Despite industry standards, OEMs often face massive challenges in designing systems that integrate components from different vendors. Products often fail to truly comply with the specification—or fail to be fully interoperable with other components based on the same standard. And that happens despite reams of test results from the vendors' own labs, all based on criteria established by the standards organizations. Without an independent, third-party test facility, OEMs can't trust compliance and interoperability claims.
For example, Serial RapidIO is becoming increasingly important due to the advent of key components in the ecosystem. In the past two years, OEMs have been designing next-generation systems using these new devices. Today's spotlight is on interoperability and compliance validation, which are critical milestones to the standard's continued adoption. Similar situations can be found with PCI Express, Ethernet, and other standards.
When it comes to standards interoperability and compliance testing, vendors typically have two choices: create an internal lab or use an independent facility. While some manufacturers attempt to accurately, reliably, and fully test for compliance and interoperability in their own facilities, OEMs should ask probing questions to ensure the validity of their results.
First, how can one vendor afford to establish a state-of-the-art test facility on its own? Is the vendor's hardware and software truly and continually up to date?

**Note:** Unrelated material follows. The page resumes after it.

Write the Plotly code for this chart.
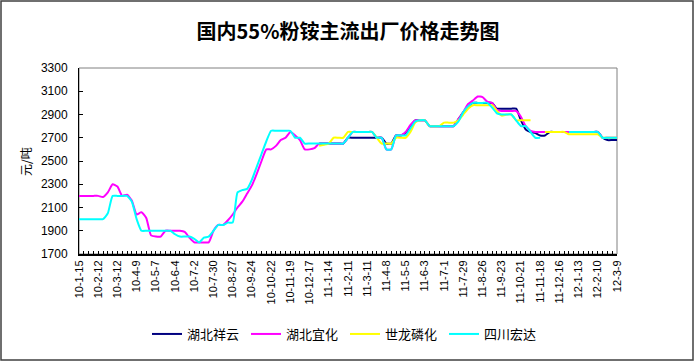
import plotly.graph_objects as go

# ---- data (weekly observations, labels every 4th week) ----
tick_labels = ["10-1-15", "10-2-12", "10-3-12", "10-4-9", "10-5-7", "10-6-4", "10-7-2",
               "10-7-30", "10-8-27", "10-9-24", "10-10-22", "10-11-19", "10-12-17",
               "11-1-14", "11-2-11", "11-3-11", "11-4-8", "11-5-5", "11-6-3", "11-7-1",
               "11-7-29", "11-8-26", "11-9-23", "11-10-21", "11-11-18", "11-12-16",
               "12-1-13", "12-2-10", "12-3-9"]
weeks_per_label = 4

N = None
hubei_xiangyun = [N] * 50 + [
    2650, 2650, 2650, 2650, 2650, 2650, 2700, 2700, 2700, 2700,
    2700, 2700, 2700, 2700, 2650, 2650, 2720, 2720, 2740, 2800,
    2850, 2850, 2850, 2800, 2800, 2800, 2800, 2800, 2800, 2860,
    2920, 2970, 3000, 3000, 3000, 3000, 3000, 2950, 2950, 2950,
    2950, 2950, 2850, 2770, 2750, 2740, 2720, 2720, 2750, 2750,
    2750, 2750, 2750, 2750, 2750, 2750, 2750, 2750, 2750, 2700,
    2680, 2680, 2680]

hubei_yihua = [
    2200, 2200, 2200, 2200, 2200, 2190, 2230, 2300, 2280, 2200,
    2210, 2160, 2040, 2060, 2010, 1860, 1850, 1850, 1900, 1900,
    1900, 1900, 1890, 1840, 1800, 1800, 1800, 1800, 1900, 1950,
    1950, 1990, 2040, 2100, 2150, 2220, 2290, 2390, 2500, 2600,
    2600, 2630, 2680, 2700, 2750, 2720, 2680, 2600, 2600, 2610,
    2650, 2650, 2650, 2650, 2650, 2650, 2700, 2750, 2750, 2750,
    2750, 2750, 2700, 2700, 2600, 2600, 2720, 2720, 2750, 2810,
    2850, 2850, 2850, 2800, 2800, 2800, 2800, 2800, 2800, 2860,
    2920, 2990, 3020, 3055, 3050, 3010, 3000, 2940, 2930, 2930,
    2930, 2930, 2880, 2800, 2760, 2750, 2750, 2750, 2750, 2750,
    2750, 2750, 2750, 2750, 2750, 2750, 2750, 2750, 2750, 2700,
    2700, 2700, 2700]

shilong = [N] * 50 + [
    2630, 2640, 2650, 2700, 2700, 2700, 2750, 2750, 2750, 2750,
    2750, 2750, 2700, 2650, 2650, 2650, 2700, 2700, 2700, 2750,
    2830, 2850, 2850, 2800, 2800, 2800, 2830, 2830, 2830, 2850,
    2900, 2950, 2980, 2980, 2980, 2980, 2980, 2930, 2890, 2900,
    2900, 2850, 2850, 2850, 2850, N, N, 2750, 2750, 2750,
    2750, 2750, 2730, 2730, 2730, 2730, 2730, 2730, 2730, 2700,
    2700, 2700, 2700]

sichuan_hongda = [
    2000, 2000, 2000, 2000, 2000, 2000, 2050, 2200, 2200, 2200,
    2200, 2150, 2000, 1900, 1900, 1900, 1900, 1900, 1900, 1900,
    1870, 1850, 1850, 1850, 1830, 1800, 1840, 1850, 1900, 1950,
    1950, 1970, 1970, 2230, 2250, 2260, 2340, 2450, 2560, 2670,
    2760, 2760, 2760, 2760, 2760, 2700, 2700, 2650, 2650, 2650,
    2650, 2650, 2650, 2650, 2650, 2650, 2700, 2750, 2750, 2750,
    2750, 2750, 2700, 2700, 2600, 2600, 2720, 2720, 2720, 2780,
    2840, 2850, 2850, 2800, 2800, 2800, 2800, 2800, 2800, 2840,
    2920, 2970, 3000, 3000, 3000, 3000, 2960, 2910, 2900, 2900,
    2900, 2850, 2800, 2800, 2750, 2700, 2700, N, N, N,
    N, N, 2750, 2750, 2750, 2750, 2750, 2750, 2750, 2700,
    2700, 2700, 2700]

series_names = ["湖北祥云", "湖北宜化", "世龙磷化", "四川宏达"]
series_values = [hubei_xiangyun, hubei_yihua, shilong, sichuan_hongda]
series_colors = ["#000080", "#FF00FF", "#FFFF00", "#00FFFF"]

# ---- layout geometry ----
W, H = 695, 362
L, R, T, B = 79, 78, 68, 108
pw, ph = W - L - R, H - T - B

CJK = "Noto Sans CJK SC"
LAT = "Liberation Sans, Arial"

fig = go.Figure()
for name, vals, col in zip(series_names, series_values, series_colors):
    fig.add_trace(go.Scatter(
        x=list(range(len(vals))), y=vals, name=name, mode="lines",
        line=dict(color=col, width=2, shape="spline", smoothing=0.5),
        connectgaps=False, hoverinfo="skip"))

n_pts = len(hubei_yihua)
fig.update_layout(
    width=W, height=H,
    margin=dict(l=L, r=R, t=T, b=B),
    paper_bgcolor="white", plot_bgcolor="white",
    title=dict(text="<b>国内55%粉铵主流出厂价格走势图</b>", x=0.5, xref="paper",
               y=1 - 32 / H, yanchor="middle",
               font=dict(family=CJK, size=20, color="black")),
    xaxis=dict(range=[0, n_pts - 1],
               tickmode="array",
               tickvals=[i * weeks_per_label for i in range(len(tick_labels))],
               ticktext=tick_labels, tickangle=-90,
               tickfont=dict(family=LAT, size=11, color="black"),
               ticks="inside", ticklen=3, tickcolor="black",
               minor=dict(dtick=1, tick0=0, ticks="inside", ticklen=3, tickcolor="black"),
               showline=True, linecolor="black", linewidth=2,
               showgrid=False, zeroline=False),
    yaxis=dict(range=[1700, 3300], tick0=1700, dtick=200,
               tickfont=dict(family=LAT, size=12, color="black"),
               ticks="inside", ticklen=4, tickcolor="black",
               ticklabelstandoff=8,
               showline=True, linecolor="black", linewidth=1,
               showgrid=False, zeroline=False),
    legend=dict(orientation="h", x=(147 - L) / pw, xanchor="left",
                y=(T + ph - 334) / ph, yanchor="middle",
                font=dict(family=CJK, size=13, color="black"),
                entrywidth=54, entrywidthmode="pixels",
                bgcolor="rgba(0,0,0,0)", borderwidth=0),
    shapes=[
        dict(type="rect", xref="paper", yref="paper", x0=0, x1=1, y0=0, y1=1,
             line=dict(color="#808080", width=1), layer="below"),
        dict(type="rect", xref="paper", yref="paper",
             x0=(1 - L) / pw, x1=(W - 2 - L) / pw,
             y0=-(H - 2 - T - ph) / ph, y1=(T + ph - 1) / ph,
             line=dict(color="#404040", width=1.5), layer="below"),
    ],
    annotations=[
        dict(text="元/吨", xref="paper", yref="paper", x=(25 - L) / pw, y=(T + ph - 162) / ph,
             textangle=-90, showarrow=False, xanchor="center", yanchor="middle",
             font=dict(family=CJK, size=12, color="black")),
    ],
)

fig.write_html("out.html")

Does the vendor have enough qualified test engineers who are experts on the standard to create test scripts and facilitate testing?
Furthermore, can a basic test really prove a part meets a standard and will be interoperable with other components? How can one vendor verify interoperability without the benefit of complementary products that have already been proven to be interoperable? Finally, can the results be truly unbiased when it's in the vendor's best interest to show positive results?
Most vendors simply cannot provide complete reassurance to OEMs of the veracity and neutrality of internal testing. The only true proof comes from an industry-standard venue that can quantitatively rate new and existing components against the standards organization's established list of criteria.
Several independent labs exist to serve OEMs and vendors working with global standards. PCMCIA, USB-IF, and the Wi-Fi Alliance qualified Allion to conduct official certification programs in Asia. The University of New Hampshire InterOperability Laboratory (UNH-IOL) provides a neutral environment to foster multi-vendor-interoperability and conformance to data communications networking standards. And, Riolab is the first independent RapidIO test facility.
CHOOSING A LAB
While bringing depth of experience and strong reputations to the market, many of these labs are affiliated with standards organizations and with members of the various ecosystems. So how can OEMs be sure a lab is truly independent? There are five key requirements.
First, the lab must provide an independent, vendor-neutral and unbiased vehicle for demonstrating device interoperability and specification compliance with a focus on quality assurance rather than marketing or promotional goals. Second, the facility must be a fully independent third-party entity legally separated from any vendor.
Third, the lab must establish and strictly maintain clear processes, including minimum entry requirements and step-by-step procedures for each level of testing. Fourth, the lab must continually upgrade its testing tools, devices, and equipment to ensure its testing ability and client's product quality. Fifth, the lab must provide confidential test reports to its members that are accepted throughout the industry as evidence of interoperability and conformance to technical standards.
When setting up a new lab or expanding the capabilities of an established lab, it's important to work closely with the standard's organization and ecosystem to ensure that these five criteria are met. As standards like RapidIO, PCI Express, and others continue to experience whirlwind development, interoperability will be a cornerstone for future success and in building the incumbency of any standard as the technology of choice.
Only when vendors use a test facility that meets these basic requirements can OEMs be assured that their components are truly standards-based and interoperable. Then, they can deliver complete, high-performance solutions to their customers in a timely, cost-competitive manner.